Hong Kong has passed a controversial bill making it illegal to insult China's national anthem, fanning fears that Beijing is tightening its grip on the semi-autonomous city.
A protest by opposition lawmakers earlier forced Thursday's session to be paused. One of them – holding a sign that read “a murderous regime stinks for ten thousand years” – even dropped in the chamber a pot of pungent liquid, hidden inside a Chinese paper lantern.
Critics see the law as an infringement on freedom of expression and the greater rights that residents of Hong Kong have compared to mainland China. The pro-Beijing majority in the Legislative Council argues the law is necessary for Hong Kong citizens to show appropriate respect for the anthem.
Offences, which include altering the Chinese anthem's lyrics, or singing 'in a disrespectful way', could be fined up to 50,000 Hong Kong dollars (5,700 euros) and handed three years in jail.
"It's part of a wider cracking down on the rights and freedoms of Hong Kong citizens," Robert Weatherley, a lecturer in Chinese Politics at Cambridge University, told Euronews in a live interview.
Hong Kong, a former British colony, returned to Chinese rule in 1997, under a "One Country, Two Systems" agreement that guarantees the city a high degree of autonomy until 2047.
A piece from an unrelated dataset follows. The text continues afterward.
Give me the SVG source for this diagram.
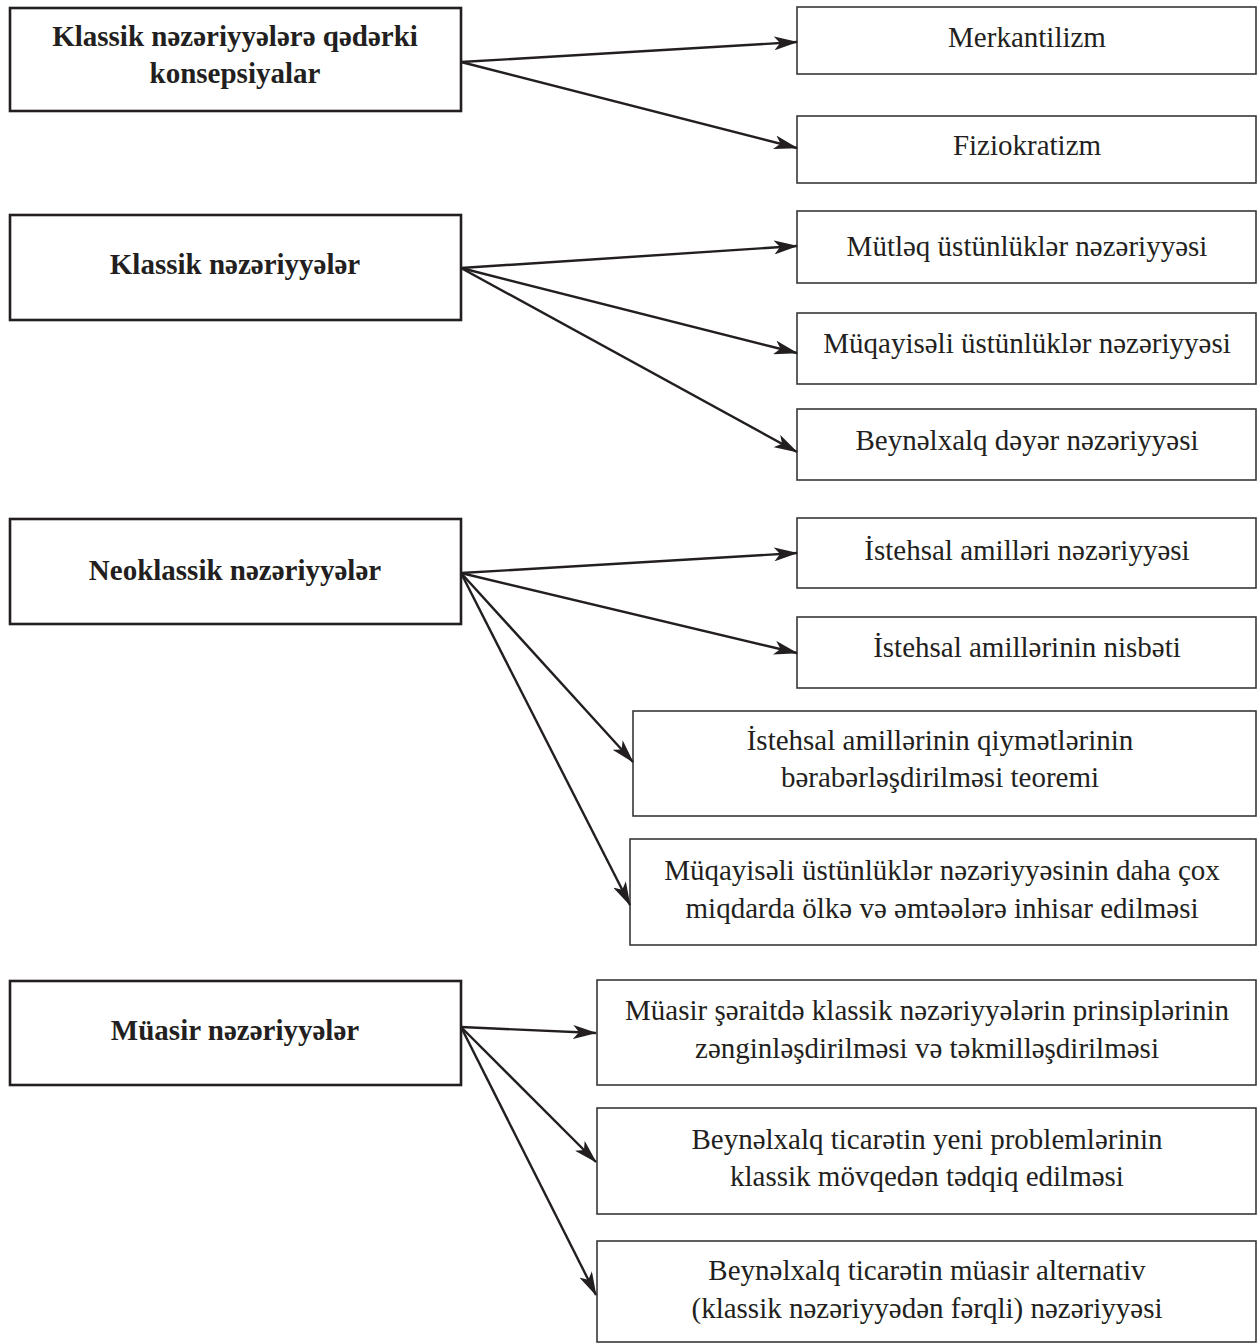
<svg xmlns="http://www.w3.org/2000/svg" width="1259" height="1344" viewBox="0 0 1259 1344">
<style>
  .main rect { fill: #fff; stroke: #231f20; stroke-width: 2.6; }
  .sub rect { fill: #fff; stroke: #3a3637; stroke-width: 1.6; }
  text { font-family: "Liberation Serif", "Times New Roman", serif; font-size: 29px; fill: #231f20; text-anchor: middle; }
  .main text { font-weight: bold; }
  #connectors line { stroke: #231f20; stroke-width: 2.4; fill: none; marker-end: url(#arr); }
</style>
<defs>
  <marker id="arr" viewBox="0 0 24 14" refX="23" refY="7" markerWidth="24" markerHeight="14" markerUnits="userSpaceOnUse" orient="auto">
    <path d="M0,0 L24,7 L0,14 L6,7 Z" fill="#231f20"/>
  </marker>
</defs>
<rect width="1259" height="1344" fill="#fff"/>

<g id="n-prec" class="main"><rect x="10" y="8" width="451" height="103"/><text x="235" y="46">Klassik nəzəriyyələrə qədərki</text><text x="235" y="83">konsepsiyalar</text></g>
<g id="n-classic" class="main"><rect x="10" y="215" width="451" height="105"/><text x="235" y="274">Klassik nəzəriyyələr</text></g>
<g id="n-neo" class="main"><rect x="10" y="519" width="451" height="105"/><text x="235" y="580">Neoklassik nəzəriyyələr</text></g>
<g id="n-modern" class="main"><rect x="10" y="981" width="451" height="104"/><text x="235" y="1040">Müasir nəzəriyyələr</text></g>

<g id="n-merk" class="sub"><rect x="797" y="7" width="459" height="67"/><text x="1027" y="47">Merkantilizm</text></g>
<g id="n-fizio" class="sub"><rect x="797" y="116" width="459" height="67"/><text x="1027" y="155">Fiziokratizm</text></g>
<g id="n-mutleq" class="sub"><rect x="797" y="211" width="459" height="72"/><text x="1027" y="256">Mütləq üstünlüklər nəzəriyyəsi</text></g>
<g id="n-muqayiseli" class="sub"><rect x="797" y="313" width="459" height="71"/><text x="1027" y="353">Müqayisəli üstünlüklər nəzəriyyəsi</text></g>
<g id="n-deyer" class="sub"><rect x="797" y="409" width="459" height="71"/><text x="1027" y="450">Beynəlxalq dəyər nəzəriyyəsi</text></g>
<g id="n-amiller" class="sub"><rect x="797" y="518" width="459" height="70"/><text x="1027" y="560">İstehsal amilləri nəzəriyyəsi</text></g>
<g id="n-nisbet" class="sub"><rect x="797" y="617" width="459" height="71"/><text x="1027" y="657">İstehsal amillərinin nisbəti</text></g>
<g id="n-teorem" class="sub"><rect x="633" y="711" width="623" height="105"/><text x="940" y="750">İstehsal amillərinin qiymətlərinin</text><text x="940" y="787">bərabərləşdirilməsi teoremi</text></g>
<g id="n-inhisar" class="sub"><rect x="630" y="839" width="626" height="106"/><text x="942" y="880">Müqayisəli üstünlüklər nəzəriyyəsinin daha çox</text><text x="942" y="918">miqdarda ölkə və əmtəələrə inhisar edilməsi</text></g>
<g id="n-zengin" class="sub"><rect x="597" y="980" width="659" height="105"/><text x="927" y="1020">Müasir şəraitdə klassik nəzəriyyələrin prinsiplərinin</text><text x="927" y="1058">zənginləşdirilməsi və təkmilləşdirilməsi</text></g>
<g id="n-yeni" class="sub"><rect x="597" y="1108" width="659" height="106"/><text x="927" y="1149">Beynəlxalq ticarətin yeni problemlərinin</text><text x="927" y="1186">klassik mövqedən tədqiq edilməsi</text></g>
<g id="n-alternativ" class="sub"><rect x="597" y="1241" width="659" height="101"/><text x="927" y="1280">Beynəlxalq ticarətin müasir alternativ</text><text x="927" y="1318">(klassik nəzəriyyədən fərqli) nəzəriyyəsi</text></g>

<g id="connectors">
  <line x1="461" y1="62" x2="797" y2="42"/>
  <line x1="461" y1="62" x2="797" y2="148"/>
  <line x1="461" y1="268" x2="797" y2="246"/>
  <line x1="461" y1="268" x2="797" y2="353"/>
  <line x1="461" y1="268" x2="797" y2="452"/>
  <line x1="461" y1="573" x2="797" y2="553"/>
  <line x1="461" y1="573" x2="797" y2="653"/>
  <line x1="461" y1="573" x2="633" y2="762"/>
  <line x1="461" y1="573" x2="630" y2="905"/>
  <line x1="461" y1="1027" x2="596" y2="1033"/>
  <line x1="461" y1="1027" x2="596" y2="1162"/>
  <line x1="461" y1="1027" x2="596" y2="1295"/>
</g>
</svg>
The contentious law comes as China approved a decision last week to enact a national security law for Hong Kong that could see Chinese security agents posted in the city. Beijing made the move after months of protests that rocked Hong Kong last year.
Beijing began pushing for an anthem law after Hong Kong football fans jeered the national anthem at international matches in 2015. Last September, thousands of fans also booed loudly and turned their backs when the anthem was played at a World Cup qualifier match against Iran. FIFA later fined the Hong Kong Football Association over the incident.
Tiananmen vigil cancelled
Voting on the Chinese national anthem law coincided with the anniversary of Beijing's bloody crackdown on pro-democracy protests in Tiananmen Square in 1989, which remains a taboo subject on the mainland.
In the past, Hong Kong has marked the day with sombre commemorations, but even those are now being restricted. An annual candlelight vigil traditionally held in the city’s Victoria Park has been cancelled this year.
The authorities have cited the risk of COVID-19 infection but critics say coronavirus restrictions are being used as a pretext to crack down on freedom of speech and assembly.
"The ban comes amid an alarming acceleration of attacks on the autonomy of Hong Kong and the undermining of the rights and freedoms of the Hong Kong people guaranteed under Hong Kong and international law'' Sharon Hom, executive director of Human Rights in China, said in a statement."
Hundreds, possibly thousands of people were killed when tanks and troops assaulted the center of Beijing on the night of June 3-4, 1989 to break up weeks of student-led protests seen as posing a threat to authoritarian Communist Party rule.
The Hong Kong Alliance in Support of Patriotic and Democratic Movements of China, which organises the annual vigil, has called on people around the city to light candles at 8 p.m. local time (1200 GMT) and plans to livestream the commemorations on its website www.64live.org.
Alliance Chairman Lee Cheuk-yan said protesters still planned to gather at the park to mourn victims of the massacre and show their support for the democratic cause in China. It wasn't clear what form the activity would take or how many would attend. The entrance to the park was blocked by police barriers on Thursday.